#### COLLECTED DATA ####
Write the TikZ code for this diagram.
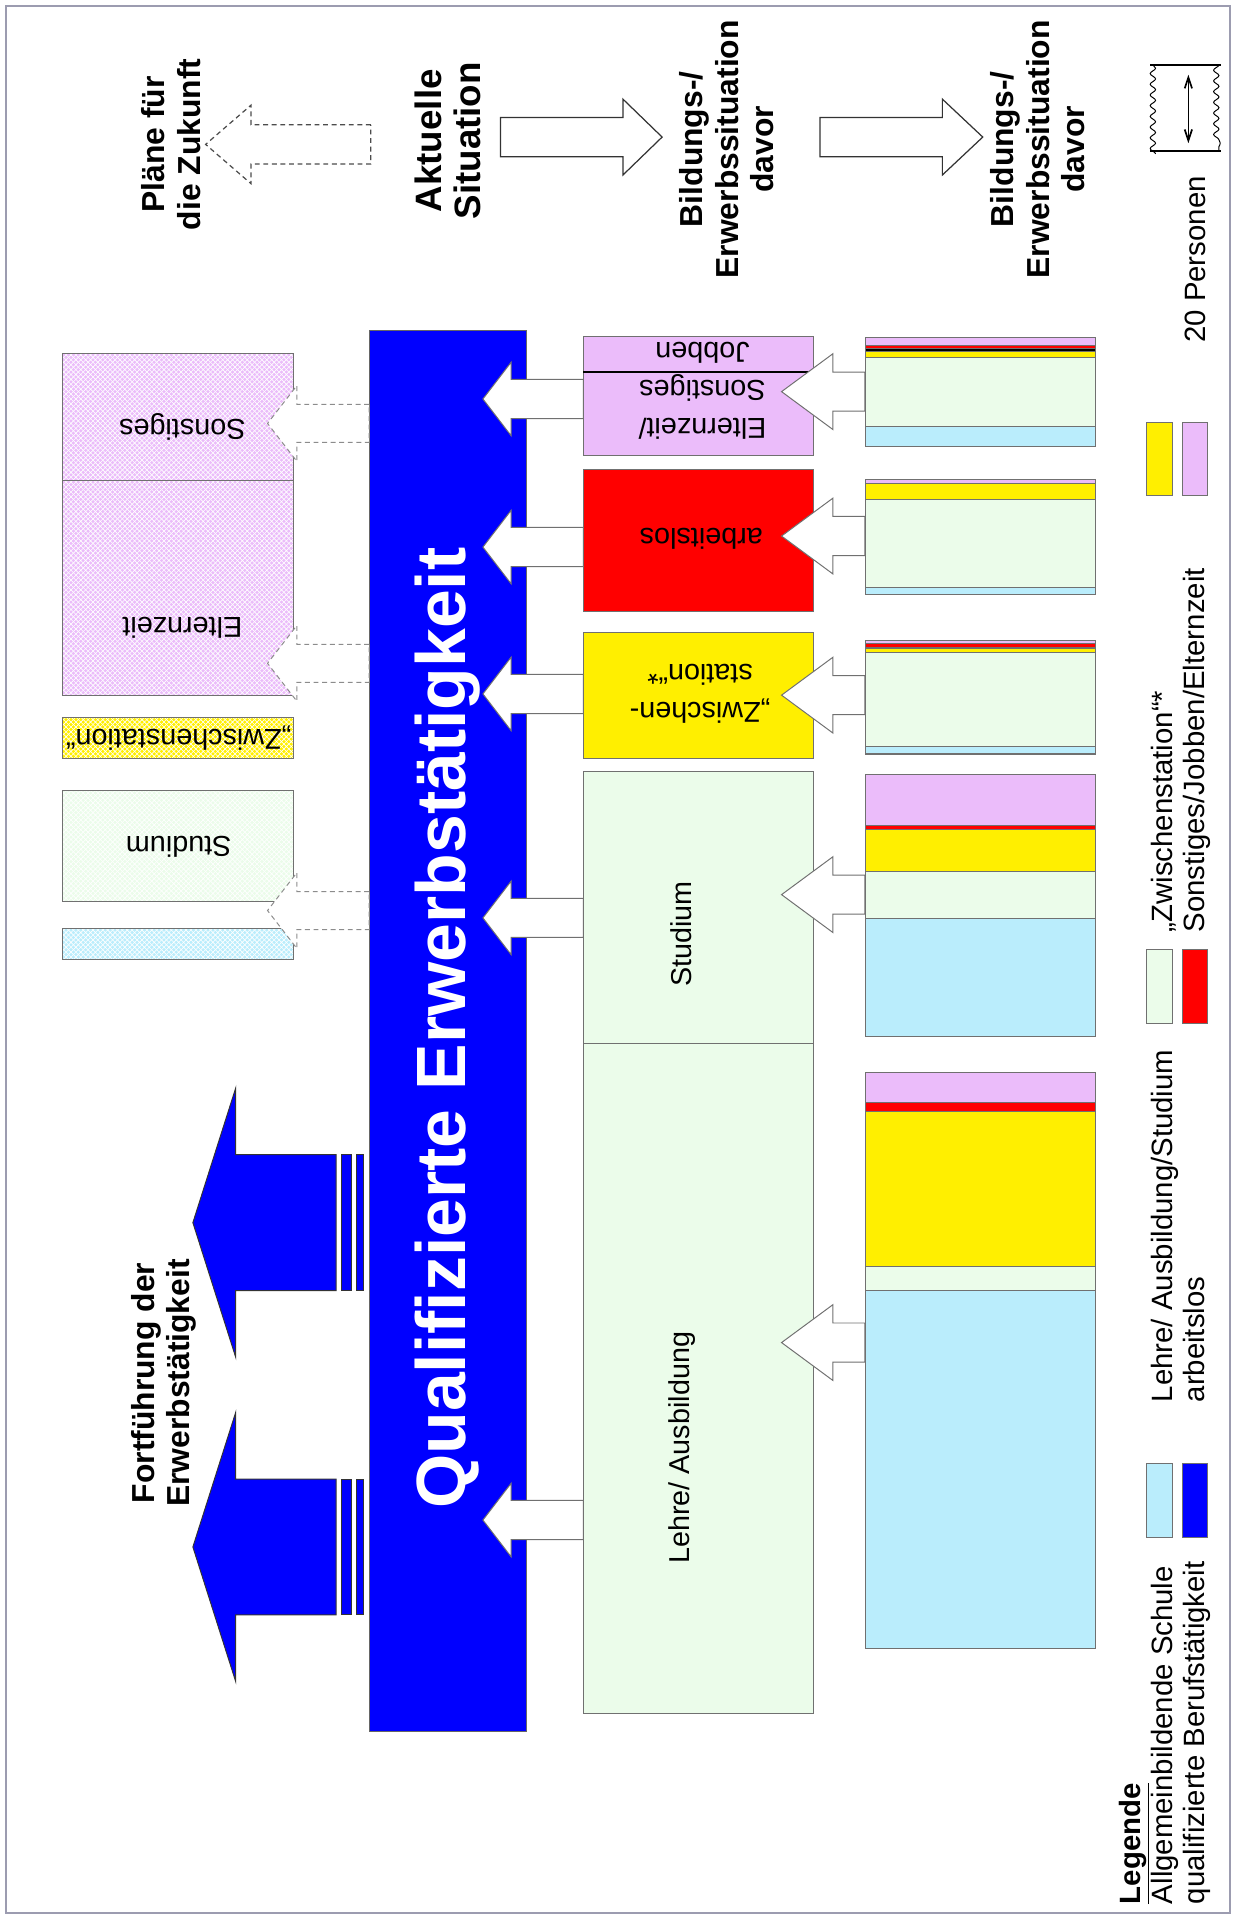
\documentclass[tikz,border=0pt]{standalone}
\usepackage{fontspec}
\setmainfont{Liberation Sans}
\usetikzlibrary{arrows.meta,calc,patterns.meta,decorations.pathmorphing}
\definecolor{qualBlue}{HTML}{0000FF}
\definecolor{elterLilac}{HTML}{EBBCFA}
\definecolor{losRed}{HTML}{FF0000}
\definecolor{zwYellow}{HTML}{FFEF00}
\definecolor{ausbGreen}{HTML}{EBFCEA}
\definecolor{schulBlue}{HTML}{BAEDFC}
\definecolor{edgeGrey}{HTML}{707070}
\definecolor{frameGrey}{HTML}{9C9CB0}

% white diagonal mesh laid over the planned boxes
\tikzdeclarepattern{
  name=mesh,
  type=uncolored,
  bottom left={(-.5pt,-.5pt)},
  top right={(4.5pt,4.5pt)},
  tile size={(4pt,4pt)},
  code={\draw[line width=.5pt] (0pt,0pt) -- (4pt,4pt) (0pt,4pt) -- (4pt,0pt);}
}

% flat block arrow: style, tail, head base offset, tip offset, half head, half shaft
\newcommand\blockarrow[6]{%
  \path[#1] ($(#2)+(0,-#6)$) -- ($(#2)+(#3,-#6)$) -- ($(#2)+(#3,-#5)$)
    -- ($(#2)+(#4,0)$) -- ($(#2)+(#3,#5)$) -- ($(#2)+(#3,#6)$)
    -- ($(#2)+(0,#6)$) -- cycle;}

% stacked bar of earlier situations: name, top, bottom, layers
\newcommand\stackbar[4]{%
  \foreach \ya/\yb/\col in {#4}
    \filldraw[layer, fill=\col] (707,\ya) rectangle (895,\yb);
  \node[barframe, minimum height={#3-#2}] (#1) at (801,{(#2+#3)/2}) {};}

\begin{document}
\begin{tikzpicture}[x=1pt,y=-1pt,
  headtext/.style={rotate=90, align=center, inner sep=0, font=\bfseries\fontsize{26}{29}\selectfont},
  boxlabel/.style={align=center, inner sep=0, font=\fontsize{23.5}{31}\selectfont},
  legtext/.style={rotate=90, anchor=base west, inner sep=0, font=\fontsize{24}{26}\selectfont},
  curbox/.style={draw=edgeGrey, line width=.8, minimum width=188, inner sep=0},
  planbox/.style={minimum width=189, inner sep=0,
    postaction={pattern=mesh, pattern color=white},
    postaction={draw=edgeGrey, line width=.8}},
  layer/.style={draw=edgeGrey, line width=.5},
  barframe/.style={draw=edgeGrey, line width=.8, minimum width=188, inner sep=0},
  swatch/.style={draw=edgeGrey, line width=.8, minimum width=21, minimum height=60, inner sep=0},
  hollow/.style={fill=white, draw=black!80, line width=1},
  hollowdash/.style={hollow, draw=black!70, dash pattern=on 4pt off 3pt},
  passarrow/.style={fill=white, draw=edgeGrey, line width=.8},
  planarrow/.style={fill=white, draw=black!45, line width=.8, dash pattern=on 4pt off 3pt},
  fwdarrow/.style={fill=qualBlue, draw=black!80, line width=.8}]
\useasboundingbox (0,0) rectangle (1011,1568);
\draw[frameGrey, line width=1.2] (5,5) rectangle (1005,1563);

% column headings
\node[headtext] (hPlan) at (140,118) {Pläne für\\die Zukunft};
\node[headtext, font=\bfseries\fontsize{30}{32}\selectfont] (hNow) at (366,115) {Aktuelle\\Situation};
\node[headtext] (hPrevA) at (594,122) {Bildungs-/\\Erwerbssituation\\davor};
\node[headtext] (hPrevB) at (848,122) {Bildungs-/\\Erwerbssituation\\davor};
\coordinate (hdPlan) at (303,118);
\coordinate (hdPrevA) at (409,112);
\coordinate (hdPrevB) at (670,112);
\blockarrow{hollowdash}{hdPlan}{-98}{-135}{32}{16}
\blockarrow{hollow}{hdPrevA}{100}{132}{31}{16}
\blockarrow{hollow}{hdPrevB}{100}{133}{31}{16}

% 20 persons scale
\draw[line width=1.6] (940,53) -- (998,53) (940,123) -- (998,123);
\draw[line width=.8, decorate, decoration={snake, segment length=8.75, amplitude=2.2}]
  (942,53) -- (942,123) (996,53) -- (996,123);
\draw[line width=1.4, {Straight Barb[length=9pt,width=6pt]}-{Straight Barb[length=9pt,width=6pt]}]
  (971,61) -- (971,117);
\node[legtext, anchor=base] (scaleLbl) at (985,212) {20 Personen};

% qualified employment
\node[fill=qualBlue, draw=black!60, line width=.8, minimum width=128, minimum height=1145, inner sep=0] (qual) at (366,842.5) {};

% current situation
\node[curbox, fill=elterLilac, minimum height=97] (curJ) at (571,323.5) {};
\draw[line width=1] (curJ.west |- 0,304) -- (curJ.east |- 0,304);
\node[curbox, fill=losRed, minimum height=116] (curA) at (571,442) {};
\node[curbox, fill=zwYellow, minimum height=103] (curZ) at (571,568.5) {};
\node[curbox, fill=ausbGreen, minimum height=223] (curS) at (571,741.5) {};
\node[curbox, fill=ausbGreen, minimum height=547] (curL) at (571,1126.5) {};

% situation before
\stackbar{prevJ}{276}{365}{276/282/elterLilac, 282/285/losRed, 285/287/black, 287/292/zwYellow, 292/348/ausbGreen, 348/365/schulBlue}
\stackbar{prevA}{392}{486}{392/395/elterLilac, 395/408/zwYellow, 408/480/ausbGreen, 480/486/schulBlue}
\stackbar{prevZ}{523}{616}{523/526/elterLilac, 526/528.5/losRed, 528.5/530/black, 530/533/zwYellow, 533/610/ausbGreen, 610/616/schulBlue}
\stackbar{prevS}{633}{847}{633/674/elterLilac, 674/678/losRed, 678/712/zwYellow, 712/750/ausbGreen, 750/847/schulBlue}
\stackbar{prevL}{876}{1347}{876/901/elterLilac, 901/908/losRed, 908/1035/zwYellow, 1035/1054/ausbGreen, 1054/1347/schulBlue}

% plans
\node[planbox, fill=elterLilac, minimum height=104] (planS) at (145.5,341) {};
\node[planbox, fill=elterLilac, minimum height=175] (planE) at (145.5,480.5) {};
\node[planbox, fill=zwYellow, minimum height=34] (planZ) at (145.5,603) {};
\node[planbox, fill=ausbGreen, minimum height=91] (planSt) at (145.5,691.5) {};
\node[planbox, fill=schulBlue, minimum height=25] (planSch) at (145.5,771.5) {};

% earlier situation -> current situation
\foreach \b/\y in {J/320, A/438, Z/568, S/731, L/1097} {
  \coordinate (t) at (prev\b.west |- 0,\y);
  \blockarrow{passarrow}{t}{-26}{-68}{31}{16}
}
% current situation -> qualified employment
\foreach \b/\y in {J/326, A/447, Z/567, S/750, L/1242} {
  \coordinate (t) at (cur\b.west |- 0,\y);
  \blockarrow{passarrow}{t}{-59}{-82}{30}{16}
}
% qualified employment -> plans
\foreach \y in {346, 542, 744} {
  \coordinate (t) at (qual.west |- 0,\y);
  \blockarrow{planarrow}{t}{-59}{-83}{31}{15.5}
}
% continuing employment
\foreach \y in {999, 1264} {
  \path (qual.west |- 0,\y) coordinate (f) ++(-27,0) coordinate (t);
  \blockarrow{fwdarrow}{t}{-82}{-117}{110}{55.5}
  \filldraw[fwdarrow] ($(f)+(-22.5,-55.5)$) rectangle ($(f)+(-14,55.5)$)
    ($(f)+(-10,-55.5)$) rectangle ($(f)+(-4.5,55.5)$);
}

% labels
\node[headtext, text=white, font=\bfseries\fontsize{57}{60}\selectfont] (qualLbl) at (366,840) {Qualifizierte Erwerbstätigkeit};
\node[headtext] (fwdLbl) at (134,1130) {Fortführung der\\Erwerbstätigkeit};
\node[boxlabel, rotate=180] (lblJ) at (574,319) {Elternzeit/\\Sonstiges\\Jobben};
\node[boxlabel, rotate=180] (lblA) at (573,440) {arbeitslos};
\node[boxlabel, rotate=180] (lblZ) at (572,567) {„Zwischen-\\station“*};
\node[boxlabel, rotate=90] (lblS) at (557,763) {Studium};
\node[boxlabel, rotate=90] (lblL) at (557,1183) {Lehre/ Ausbildung};
\node[boxlabel, rotate=180] (planLblS) at (149,349) {Sonstiges};
\node[boxlabel, rotate=180] (planLblE) at (149,513) {Elternzeit};
\node[boxlabel, rotate=180] (planLblZ) at (146,603) {„Zwischenstation“};
\node[boxlabel, rotate=180] (planLblSt) at (146,692) {Studium};

% legend
\node[legtext] (legHead) at (932,1556) {\bfseries\underline{Legende}};
\node[legtext] (legSchule) at (958,1556) {Allgemeinbildende Schule};
\node[legtext] (legQual) at (984,1556) {qualifizierte Berufstätigkeit};
\node[swatch, fill=schulBlue] (swSchule) at (947.5,1226) {};
\node[swatch, fill=qualBlue] (swQual) at (976.5,1226) {};
\node[legtext] (legAusb) at (958,1146) {Lehre/ Ausbildung/Studium};
\node[legtext] (legLos) at (984,1146) {arbeitslos};
\node[swatch, fill=ausbGreen] (swAusb) at (947.5,806) {};
\node[swatch, fill=losRed] (swLos) at (976.5,806) {};
\node[legtext] (legZw) at (958,762) {„Zwischenstation“*};
\node[legtext] (legSonst) at (984,762) {Sonstiges/Jobben/Elternzeit};
\node[swatch, fill=zwYellow] (swZw) at (947.5,375) {};
\node[swatch, fill=elterLilac] (swSonst) at (976.5,375) {};
\end{tikzpicture}
\end{document}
####
EXERCISE:
From the data, list each line in which the string "code" appears.

REPLY TO THE TASK:
Write the TikZ code for this diagram.
  code={\draw[line width=.5pt] (0pt,0pt) -- (4pt,4pt) (0pt,4pt) -- (4pt,0pt);}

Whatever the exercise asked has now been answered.